*Problem description:*
Please retype the data in full and exactly; the pictures are not part of the copy.
___ Available data ___
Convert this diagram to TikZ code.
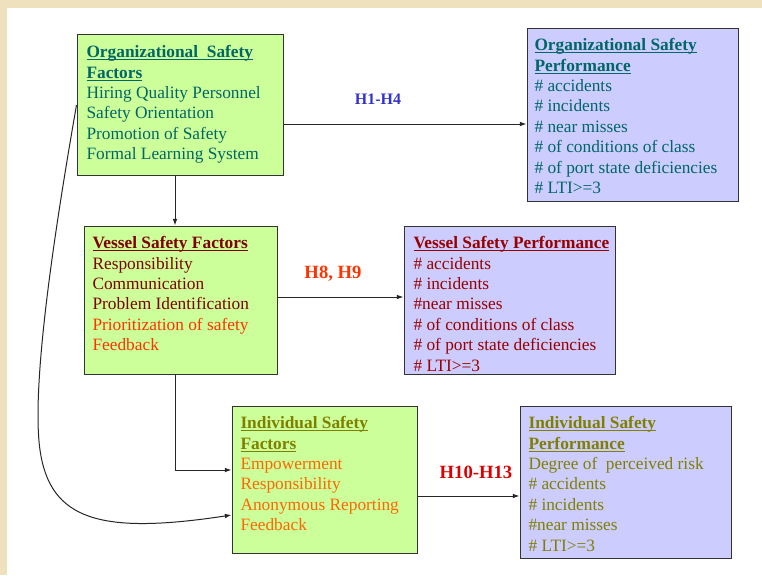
\documentclass[tikz,border=0pt]{standalone}
\usepackage{fontspec}
\setmainfont{Liberation Serif}
\usetikzlibrary{arrows.meta,fit,shadows}

\definecolor{pagebg}{RGB}{239,225,190}
\definecolor{facfill}{RGB}{204,255,153}
\definecolor{perffill}{RGB}{204,204,255}
\definecolor{orgtxt}{RGB}{0,102,102}
\definecolor{vestxt}{RGB}{128,0,0}
\definecolor{vesperf}{RGB}{153,0,0}
\definecolor{hottxt}{RGB}{255,51,0}
\definecolor{indtxt}{RGB}{128,128,0}
\definecolor{indfac}{RGB}{255,102,0}
\definecolor{hblue}{RGB}{51,51,204}
\definecolor{hred}{RGB}{221,0,0}

\newcommand{\ttl}[1]{\setbox0\hbox{\bfseries #1}\rlap{\rule[-1.8pt]{\wd0}{0.7pt}}\box0}

\tikzset{every picture/.style={line width=0.75pt}}
\tikzset{
  box/.style={draw=black!80, inner sep=0pt,
    drop shadow={shadow xshift=1pt, shadow yshift=-1pt, fill=black!45, opacity=1}},
  facbox/.style={box, fill=facfill},
  perfbox/.style={box, fill=perffill},
  boxtext/.style={anchor=north west, inner sep=0pt, align=left,
    font=\fontsize{13}{15.3}\selectfont},
  hlabel/.style={font=\bfseries\fontsize{14}{16}\selectfont},
  arr/.style={draw=black!85, -{Latex[length=5pt,width=3.5pt]}}
}

\begin{document}
\begin{tikzpicture}[x=0.75pt,y=0.75pt,yscale=-1,xscale=1]
	%page
	\fill[pagebg] (0,0) rectangle (762,575);
	\fill[white] (7,8) rectangle (762,575);

	%Boxes
	\node[facbox, fit={(77,34) (283,175)}] (osf) {};
	\node[perfbox, fit={(527,28) (738,201)}] (osp) {};
	\node[facbox, fit={(84,226) (277,374)}] (vsf) {};
	\node[perfbox, fit={(404,226) (615,374)}] (vsp) {};
	\node[facbox, fit={(232,406) (417,553)}] (isf) {};
	\node[perfbox, fit={(520,406) (731,558)}] (isp) {};

	% Text Node
	\node[boxtext, text=orgtxt] (osf-t) at (86,45) {\ttl{Organizational\ \ Safety}\\ \ttl{Factors}\\
		Hiring Quality Personnel\\ Safety Orientation\\ Promotion of Safety\\ Formal Learning System};
	% Text Node
	\node[boxtext, text=orgtxt] (osp-t) at (534,38) {\ttl{Organizational Safety}\\ \ttl{Performance}\\
		\# accidents\\ \# incidents\\ \# near misses\\ \# of conditions of class\\
		\# of port state deficiencies\\ \# LTI>=3};
	% Text Node
	\node[boxtext, text=vestxt] (vsf-t) at (92,236) {\ttl{Vessel Safety Factors}\\ Responsibility\\
		Communication\\ Problem Identification\\ {\color{hottxt}Prioritization of safety}\\
		{\color{hottxt}Feedback}};
	% Text Node
	\node[boxtext, text=vesperf] (vsp-t) at (413,236) {\ttl{Vessel Safety Performance}\\
		\# accidents\\ \# incidents\\ \#near misses\\ \# of conditions of class\\
		\# of port state deficiencies\\ \# LTI>=3};
	% Text Node
	\node[boxtext, text=indfac] (isf-t) at (240,416) {{\color{indtxt}\ttl{Individual Safety}}\\
		{\color{indtxt}\ttl{Factors}}\\ Empowerment\\ Responsibility\\ Anonymous Reporting\\ Feedback};
	% Text Node
	\node[boxtext, text=indtxt] (isp-t) at (528,416) {\ttl{Individual Safety}\\ \ttl{Performance}\\
		Degree of\ \ perceived risk\\ \# accidents\\ \# incidents\\ \#near misses\\ \# LTI>=3};

	% Hypothesis labels
	\node[hlabel, font=\bfseries\fontsize{12}{14}\selectfont, text=hblue] (h1) at (378,99) {H1-H4};
	\node[hlabel, text=hottxt] (h8) at (333,274) {H8, H9};
	\node[hlabel, text=hred] (h10) at (476,472) {H10-H13};

	%Connectors
	\coordinate (ya) at (0,124);
	\coordinate (yb) at (0,297);
	\coordinate (yc) at (0,470);
	\coordinate (yd) at (0,496);
	\coordinate (ye) at (0,105);
	\coordinate (yf) at (0,515);
	\coordinate (xa) at (175,0);
	\draw[arr] (osf.east |- ya) -- (osp.west |- ya);
	\draw[arr] (osf.south -| xa) -- (vsf.north -| xa);
	\draw[arr] (vsf.east |- yb) -- (vsp.west |- yb);
	\draw[arr] (vsf.south -| xa) |- (isf.west |- yc);
	\draw[arr] (isf.east |- yd) -- (isp.west |- yd);
	\draw[arr] (osf.west |- ye) .. controls (60,200) and (30,380) .. (40,450) .. controls (50,520) and (100,535) .. (isf.west |- yf);
\end{tikzpicture}
\end{document}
___
*Full solution:*
Convert this diagram to TikZ code.
\documentclass[tikz,border=0pt]{standalone}
\usepackage{fontspec}
\setmainfont{Liberation Serif}
\usetikzlibrary{arrows.meta,fit,shadows}

\definecolor{pagebg}{RGB}{239,225,190}
\definecolor{facfill}{RGB}{204,255,153}
\definecolor{perffill}{RGB}{204,204,255}
\definecolor{orgtxt}{RGB}{0,102,102}
\definecolor{vestxt}{RGB}{128,0,0}
\definecolor{vesperf}{RGB}{153,0,0}
\definecolor{hottxt}{RGB}{255,51,0}
\definecolor{indtxt}{RGB}{128,128,0}
\definecolor{indfac}{RGB}{255,102,0}
\definecolor{hblue}{RGB}{51,51,204}
\definecolor{hred}{RGB}{221,0,0}

\newcommand{\ttl}[1]{\setbox0\hbox{\bfseries #1}\rlap{\rule[-1.8pt]{\wd0}{0.7pt}}\box0}

\tikzset{every picture/.style={line width=0.75pt}}
\tikzset{
  box/.style={draw=black!80, inner sep=0pt,
    drop shadow={shadow xshift=1pt, shadow yshift=-1pt, fill=black!45, opacity=1}},
  facbox/.style={box, fill=facfill},
  perfbox/.style={box, fill=perffill},
  boxtext/.style={anchor=north west, inner sep=0pt, align=left,
    font=\fontsize{13}{15.3}\selectfont},
  hlabel/.style={font=\bfseries\fontsize{14}{16}\selectfont},
  arr/.style={draw=black!85, -{Latex[length=5pt,width=3.5pt]}}
}

\begin{document}
\begin{tikzpicture}[x=0.75pt,y=0.75pt,yscale=-1,xscale=1]
	%page
	\fill[pagebg] (0,0) rectangle (762,575);
	\fill[white] (7,8) rectangle (762,575);

	%Boxes
	\node[facbox, fit={(77,34) (283,175)}] (osf) {};
	\node[perfbox, fit={(527,28) (738,201)}] (osp) {};
	\node[facbox, fit={(84,226) (277,374)}] (vsf) {};
	\node[perfbox, fit={(404,226) (615,374)}] (vsp) {};
	\node[facbox, fit={(232,406) (417,553)}] (isf) {};
	\node[perfbox, fit={(520,406) (731,558)}] (isp) {};

	% Text Node
	\node[boxtext, text=orgtxt] (osf-t) at (86,45) {\ttl{Organizational\ \ Safety}\\ \ttl{Factors}\\
		Hiring Quality Personnel\\ Safety Orientation\\ Promotion of Safety\\ Formal Learning System};
	% Text Node
	\node[boxtext, text=orgtxt] (osp-t) at (534,38) {\ttl{Organizational Safety}\\ \ttl{Performance}\\
		\# accidents\\ \# incidents\\ \# near misses\\ \# of conditions of class\\
		\# of port state deficiencies\\ \# LTI>=3};
	% Text Node
	\node[boxtext, text=vestxt] (vsf-t) at (92,236) {\ttl{Vessel Safety Factors}\\ Responsibility\\
		Communication\\ Problem Identification\\ {\color{hottxt}Prioritization of safety}\\
		{\color{hottxt}Feedback}};
	% Text Node
	\node[boxtext, text=vesperf] (vsp-t) at (413,236) {\ttl{Vessel Safety Performance}\\
		\# accidents\\ \# incidents\\ \#near misses\\ \# of conditions of class\\
		\# of port state deficiencies\\ \# LTI>=3};
	% Text Node
	\node[boxtext, text=indfac] (isf-t) at (240,416) {{\color{indtxt}\ttl{Individual Safety}}\\
		{\color{indtxt}\ttl{Factors}}\\ Empowerment\\ Responsibility\\ Anonymous Reporting\\ Feedback};
	% Text Node
	\node[boxtext, text=indtxt] (isp-t) at (528,416) {\ttl{Individual Safety}\\ \ttl{Performance}\\
		Degree of\ \ perceived risk\\ \# accidents\\ \# incidents\\ \#near misses\\ \# LTI>=3};

	% Hypothesis labels
	\node[hlabel, font=\bfseries\fontsize{12}{14}\selectfont, text=hblue] (h1) at (378,99) {H1-H4};
	\node[hlabel, text=hottxt] (h8) at (333,274) {H8, H9};
	\node[hlabel, text=hred] (h10) at (476,472) {H10-H13};

	%Connectors
	\coordinate (ya) at (0,124);
	\coordinate (yb) at (0,297);
	\coordinate (yc) at (0,470);
	\coordinate (yd) at (0,496);
	\coordinate (ye) at (0,105);
	\coordinate (yf) at (0,515);
	\coordinate (xa) at (175,0);
	\draw[arr] (osf.east |- ya) -- (osp.west |- ya);
	\draw[arr] (osf.south -| xa) -- (vsf.north -| xa);
	\draw[arr] (vsf.east |- yb) -- (vsp.west |- yb);
	\draw[arr] (vsf.south -| xa) |- (isf.west |- yc);
	\draw[arr] (isf.east |- yd) -- (isp.west |- yd);
	\draw[arr] (osf.west |- ye) .. controls (60,200) and (30,380) .. (40,450) .. controls (50,520) and (100,535) .. (isf.west |- yf);
\end{tikzpicture}
\end{document}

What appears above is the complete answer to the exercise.